An elite science panel's work to clarify California's water problems has become, instead, the latest front in a battle over the Delta's endangered species.
Experts on the Sacramento-San Joaquin Delta say political meddling prompted the review by the National Academy of Sciences. It risks becoming a "sideshow," they say, that could delay real solutions to California's water woes.
Water agencies, on the other hand, say the review is essential to ensure California is on the right path because the economic stakes are so high.
The panel appointed by the academy, the nation's most esteemed science body, meets for five days starting Sunday at the University of California, Davis. It is charged with examining rules adopted by federal wildlife agencies to protect imperiled Delta fish species.

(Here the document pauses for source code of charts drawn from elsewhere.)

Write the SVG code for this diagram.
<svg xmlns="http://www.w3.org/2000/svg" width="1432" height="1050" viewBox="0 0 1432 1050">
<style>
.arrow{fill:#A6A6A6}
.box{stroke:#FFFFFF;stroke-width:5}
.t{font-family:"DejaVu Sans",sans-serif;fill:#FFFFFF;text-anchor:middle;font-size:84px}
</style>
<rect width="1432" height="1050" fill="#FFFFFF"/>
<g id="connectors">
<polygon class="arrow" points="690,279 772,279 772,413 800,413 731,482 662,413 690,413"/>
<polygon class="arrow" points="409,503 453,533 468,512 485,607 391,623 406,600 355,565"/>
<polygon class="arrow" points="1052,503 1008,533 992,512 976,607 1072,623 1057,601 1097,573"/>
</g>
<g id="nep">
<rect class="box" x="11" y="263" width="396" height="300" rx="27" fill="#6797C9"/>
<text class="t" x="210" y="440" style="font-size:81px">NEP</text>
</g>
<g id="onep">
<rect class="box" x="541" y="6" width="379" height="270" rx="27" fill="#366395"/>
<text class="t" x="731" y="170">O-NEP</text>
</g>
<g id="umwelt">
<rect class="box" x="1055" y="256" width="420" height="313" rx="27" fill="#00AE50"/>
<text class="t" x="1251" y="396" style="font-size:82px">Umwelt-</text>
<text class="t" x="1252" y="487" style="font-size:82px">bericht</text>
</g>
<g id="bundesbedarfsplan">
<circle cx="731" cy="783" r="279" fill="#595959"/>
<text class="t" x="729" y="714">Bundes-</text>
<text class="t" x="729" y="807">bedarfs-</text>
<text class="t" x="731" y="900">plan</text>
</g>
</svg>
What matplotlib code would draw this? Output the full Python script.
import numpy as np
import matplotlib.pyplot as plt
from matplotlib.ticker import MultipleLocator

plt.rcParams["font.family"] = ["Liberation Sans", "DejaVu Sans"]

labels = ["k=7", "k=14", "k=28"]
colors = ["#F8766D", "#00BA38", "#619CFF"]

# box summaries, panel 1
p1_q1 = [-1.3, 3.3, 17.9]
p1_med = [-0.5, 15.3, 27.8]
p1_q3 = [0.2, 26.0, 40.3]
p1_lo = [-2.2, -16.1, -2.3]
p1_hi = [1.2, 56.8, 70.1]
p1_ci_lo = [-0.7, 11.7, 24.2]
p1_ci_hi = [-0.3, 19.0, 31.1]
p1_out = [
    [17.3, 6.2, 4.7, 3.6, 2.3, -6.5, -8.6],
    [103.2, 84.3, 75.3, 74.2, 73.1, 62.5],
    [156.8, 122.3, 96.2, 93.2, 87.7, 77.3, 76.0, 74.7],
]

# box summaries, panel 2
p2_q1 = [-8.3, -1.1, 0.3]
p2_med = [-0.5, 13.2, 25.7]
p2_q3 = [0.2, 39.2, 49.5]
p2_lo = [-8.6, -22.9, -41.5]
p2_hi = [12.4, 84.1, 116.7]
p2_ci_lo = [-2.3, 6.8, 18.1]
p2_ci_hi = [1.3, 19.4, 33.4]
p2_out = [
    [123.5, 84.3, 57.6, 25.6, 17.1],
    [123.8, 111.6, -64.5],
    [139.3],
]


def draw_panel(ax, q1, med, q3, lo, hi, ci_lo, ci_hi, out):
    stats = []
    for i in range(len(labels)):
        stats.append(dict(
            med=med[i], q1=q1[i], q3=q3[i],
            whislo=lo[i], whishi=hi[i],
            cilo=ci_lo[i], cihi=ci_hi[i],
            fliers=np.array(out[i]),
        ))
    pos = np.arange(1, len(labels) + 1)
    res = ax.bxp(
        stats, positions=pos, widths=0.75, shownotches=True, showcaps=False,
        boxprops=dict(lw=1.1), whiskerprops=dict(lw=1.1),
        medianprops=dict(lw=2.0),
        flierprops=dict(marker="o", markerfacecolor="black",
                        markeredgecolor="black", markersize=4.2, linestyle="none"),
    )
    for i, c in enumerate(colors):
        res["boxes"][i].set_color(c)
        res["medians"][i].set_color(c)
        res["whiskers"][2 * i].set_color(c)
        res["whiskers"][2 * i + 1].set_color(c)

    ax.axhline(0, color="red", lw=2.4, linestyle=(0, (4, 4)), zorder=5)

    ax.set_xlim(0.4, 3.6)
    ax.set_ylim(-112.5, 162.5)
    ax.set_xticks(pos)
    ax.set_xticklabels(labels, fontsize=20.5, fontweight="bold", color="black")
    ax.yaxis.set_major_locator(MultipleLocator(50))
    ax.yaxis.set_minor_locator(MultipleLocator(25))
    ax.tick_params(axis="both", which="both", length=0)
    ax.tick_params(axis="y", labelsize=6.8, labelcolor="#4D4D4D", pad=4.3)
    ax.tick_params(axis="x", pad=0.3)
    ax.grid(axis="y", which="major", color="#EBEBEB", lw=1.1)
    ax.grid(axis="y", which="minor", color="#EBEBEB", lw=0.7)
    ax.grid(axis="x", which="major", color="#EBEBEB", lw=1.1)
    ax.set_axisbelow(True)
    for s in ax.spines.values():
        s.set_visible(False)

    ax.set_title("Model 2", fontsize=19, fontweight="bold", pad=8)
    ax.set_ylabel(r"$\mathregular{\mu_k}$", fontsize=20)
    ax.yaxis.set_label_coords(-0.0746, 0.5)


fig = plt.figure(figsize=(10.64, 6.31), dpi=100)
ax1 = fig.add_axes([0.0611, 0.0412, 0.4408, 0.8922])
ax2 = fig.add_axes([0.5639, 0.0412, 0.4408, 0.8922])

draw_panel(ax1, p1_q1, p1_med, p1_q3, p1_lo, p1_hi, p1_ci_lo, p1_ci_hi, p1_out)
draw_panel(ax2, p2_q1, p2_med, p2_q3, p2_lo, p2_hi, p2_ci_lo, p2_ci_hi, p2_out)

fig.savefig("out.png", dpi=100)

The panel's recommendations, expected in two phases over 2 1/2 years, carry no legal weight. But they could be the impetus for new regulation, lawsuits, or both.

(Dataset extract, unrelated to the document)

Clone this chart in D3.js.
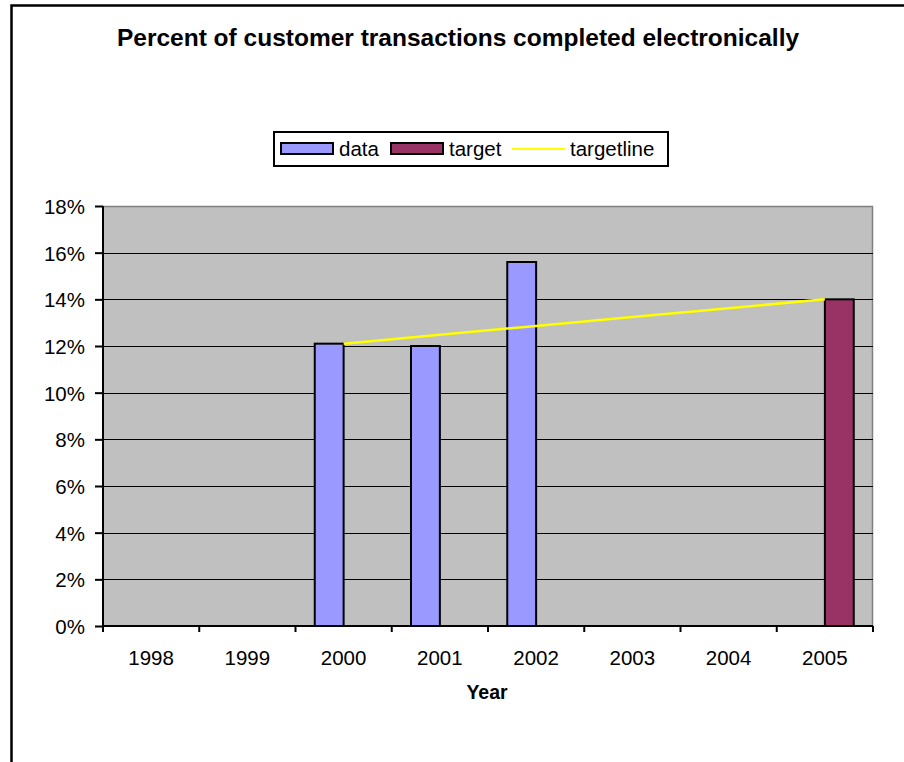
<!DOCTYPE html>
<html>
<head>
<meta charset="utf-8">
<script src="https://cdn.jsdelivr.net/npm/d3@7"></script>
<style>
  body { margin: 0; background: #fff; }
  text { font-family: "Liberation Sans", Arial, sans-serif; fill: #000; }
</style>
</head>
<body>
<div id="chart"></div>
<script>
const WIDTH = 904;
const HEIGHT = 762;

// data
const years = ["1998", "1999", "2000", "2001", "2002", "2003", "2004", "2005"];
const dataValues = [null, null, 12.1, 12.0, 15.6, null, null, null];
const targetValues = [null, null, null, null, null, null, null, 14.0];
const targetLine = [null, null, 12.1, 12.48, 12.86, 13.24, 13.62, 14.0];
const yTicks = [0, 2, 4, 6, 8, 10, 12, 14, 16, 18];

let margin = {top: 206, right: 31, bottom: 136, left: 103};
let width = WIDTH - margin.left - margin.right;
let height = HEIGHT - margin.top - margin.bottom;

let svg = d3.select("#chart").append("svg")
    .attr("width", WIDTH)
    .attr("height", HEIGHT);

// outer chart frame
svg.append("path")
    .attr("d", "M11.5," + HEIGHT + " L11.5,5.5 L" + WIDTH + ",5.5")
    .attr("fill", "none")
    .attr("stroke", "#000")
    .attr("stroke-width", 2.5);

// title
svg.append("text")
    .attr("x", 458)
    .attr("y", 46)
    .attr("text-anchor", "middle")
    .style("font-size", "24.5px")
    .style("font-weight", "bold")
    .text("Percent of customer transactions completed electronically");

let g = svg.append("g")
    .attr("transform", "translate(" + margin.left + "," + margin.top + ")");

// scales
let xScale = d3.scaleBand().domain(years).range([0, width]).padding(0);
let yScale = d3.scaleLinear().domain([0, 18]).range([height, 0]);
let barW = xScale.bandwidth() * 0.3;

// plot background
g.append("rect")
    .attr("width", width)
    .attr("height", height)
    .attr("fill", "#C0C0C0");
g.append("path")
    .attr("d", "M0,0.5 L" + (width - 0.5) + ",0.5 L" + (width - 0.5) + "," + height)
    .attr("fill", "none")
    .attr("stroke", "#808080")
    .attr("stroke-width", 1.5);

// horizontal grid lines
g.append("g").selectAll("line").data(yTicks.filter(d => d > 0 && d < 18)).enter()
  .append("line")
    .attr("x1", 0)
    .attr("x2", width)
    .attr("y1", d => Math.round(yScale(d)) + 0.5)
    .attr("y2", d => Math.round(yScale(d)) + 0.5)
    .attr("stroke", "#000")
    .attr("stroke-width", 1.2);

// data bars (left of cluster)
g.append("g").selectAll("rect").data(years.map((y, i) => ({y: y, v: dataValues[i]})).filter(d => d.v != null)).enter()
  .append("rect")
    .attr("x", d => xScale(d.y) + xScale.bandwidth() / 2 - barW)
    .attr("y", d => yScale(d.v))
    .attr("width", barW)
    .attr("height", d => height - yScale(d.v))
    .attr("fill", "#9999FF")
    .attr("stroke", "#000")
    .attr("stroke-width", 2);

// target bars (right of cluster)
g.append("g").selectAll("rect").data(years.map((y, i) => ({y: y, v: targetValues[i]})).filter(d => d.v != null)).enter()
  .append("rect")
    .attr("x", d => xScale(d.y) + xScale.bandwidth() / 2)
    .attr("y", d => yScale(d.v))
    .attr("width", barW)
    .attr("height", d => height - yScale(d.v))
    .attr("fill", "#993366")
    .attr("stroke", "#000")
    .attr("stroke-width", 2);

// target line
let line = d3.line()
    .defined(d => d.v != null)
    .x(d => xScale(d.y) + xScale.bandwidth() / 2)
    .y(d => yScale(d.v));
g.append("path")
    .datum(years.map((y, i) => ({y: y, v: targetLine[i]})))
    .attr("d", line)
    .attr("fill", "none")
    .attr("stroke", "#FFFF00")
    .attr("stroke-width", 2.5);

// y axis
let yAxis = d3.axisLeft(yScale).tickValues(yTicks).tickSize(8).tickPadding(10)
    .tickFormat(d => d + "%");
let yG = g.append("g").call(yAxis);
yG.select(".domain").attr("stroke", "#000").attr("stroke-width", 2).attr("d", "M0," + height + "V0");
yG.selectAll(".tick line").attr("stroke-width", 2);
yG.selectAll("text")
    .attr("dy", "0.37em")
    .style("font-size", "20.5px")
    .style("font-family", "Liberation Sans, Arial, sans-serif");

// x axis, ticks at category boundaries
let xG = g.append("g").attr("transform", "translate(0," + height + ")");
xG.append("line")
    .attr("x1", 0).attr("x2", width)
    .attr("stroke", "#000").attr("stroke-width", 2);
xG.selectAll("line.tk").data(years.concat(["end"])).enter()
  .append("line")
    .attr("class", "tk")
    .attr("x1", (d, i) => i * xScale.step())
    .attr("x2", (d, i) => i * xScale.step())
    .attr("y1", 0).attr("y2", 6)
    .attr("stroke", "#000").attr("stroke-width", 2);
xG.selectAll("text").data(years).enter()
  .append("text")
    .attr("x", d => xScale(d) + xScale.bandwidth() / 2)
    .attr("y", 39)
    .attr("text-anchor", "middle")
    .style("font-size", "20.5px")
    .text(d => d);

// x axis label
g.append("text")
    .attr("x", width / 2 - 1)
    .attr("y", height + 73)
    .attr("text-anchor", "middle")
    .style("font-size", "19.5px")
    .style("font-weight", "bold")
    .text("Year");

// legend
let legend = svg.append("g").attr("transform", "translate(274,132)");
legend.append("rect")
    .attr("width", 394).attr("height", 34)
    .attr("fill", "#fff").attr("stroke", "#000").attr("stroke-width", 2);
let items = [
  {label: "data", type: "rect", color: "#9999FF", x: 7},
  {label: "target", type: "rect", color: "#993366", x: 117},
  {label: "targetline", type: "line", color: "#FFFF00", x: 238}
];
items.forEach(it => {
  if (it.type === "rect") {
    legend.append("rect")
      .attr("x", it.x).attr("y", 11).attr("width", 52).attr("height", 11)
      .attr("fill", it.color).attr("stroke", "#000").attr("stroke-width", 2);
  } else {
    legend.append("line")
      .attr("x1", it.x).attr("x2", it.x + 53).attr("y1", 17).attr("y2", 17)
      .attr("stroke", it.color).attr("stroke-width", 2);
  }
  legend.append("text")
    .attr("x", it.x + 58).attr("y", 24)
    .style("font-size", "20.5px")
    .text(it.label);
});
</script>
</body>
</html>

U.S. Sen. Dianne Feinstein, D-Calif., asked for the review in response to requests from San Joaquin Valley farmers, including Stewart Resnick, owner of agriculture giant Paramount Farms. Resnick's Sept. 4 letter to Feinstein asserts that "sloppy science" contributed to the new water and species protections.
Resnick and other major water users in the San Joaquin Valley criticize the fish protections, imposed under the Endangered Species Act. They have sued and mounted public relations battles to avoid giving up water to help fish.